Common mistakes when calculating the independent variable

  • Solving the wrong variable. Be sure you know which symbol is the independent variable before rearranging the equation.
  • Forgetting to reverse operations in order. Undo addition and subtraction before multiplication and division.
  • Ignoring domain restrictions. In inverse formulas, a denominator cannot be zero.
  • Dropping negative signs. Sign errors are one of the most common reasons a checked answer fails.
  • Misreading coefficients. Distinguish between a multiplier and a constant term.
  • Assuming causation from association. In statistical models, an independent variable may be predictive without being the sole cause.

How to interpret the answer in practical settings

After you compute x, ask what the number means in context. If x represents hours, can the result be negative? If x represents dosage, is the value within a safe range? If x represents customers, does it need to be rounded to a whole number? Mathematical correctness is necessary, but real-world interpretation is what makes the result useful. A perfectly solved value may still be impossible, unsafe, or outside the range where the model is valid.

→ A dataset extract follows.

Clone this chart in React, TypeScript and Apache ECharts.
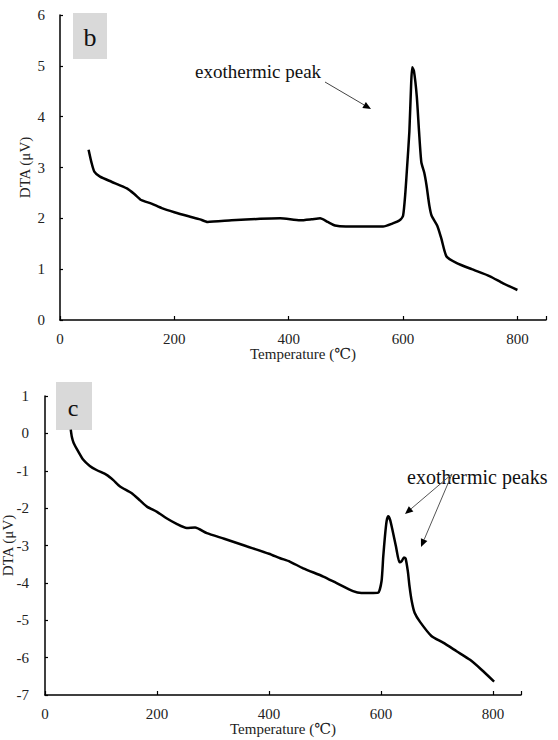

For forecasting and analytics, it is also worth remembering that models are simplifications. A linear equation may fit one range of data well but break down outside that range. This is why professional analysts often pair solved values with sensitivity checks, confidence intervals, or scenario analysis.

Authoritative sources to learn more

Final takeaway

To calculate an independent variable, start by identifying the equation and the known output, then isolate the input using inverse operations. For a linear equation y = a x + b, use x = (y – b) / a. For direct variation y = a x, use x = y / a. For inverse relationships y = a / x + b, use x = a / (y – b). Check restrictions, substitute your answer back into the original equation, and interpret the result in context. If you use the calculator above, it will do the algebra instantly, explain the result, and plot the solved point visually so you can understand both the number and the relationship behind it.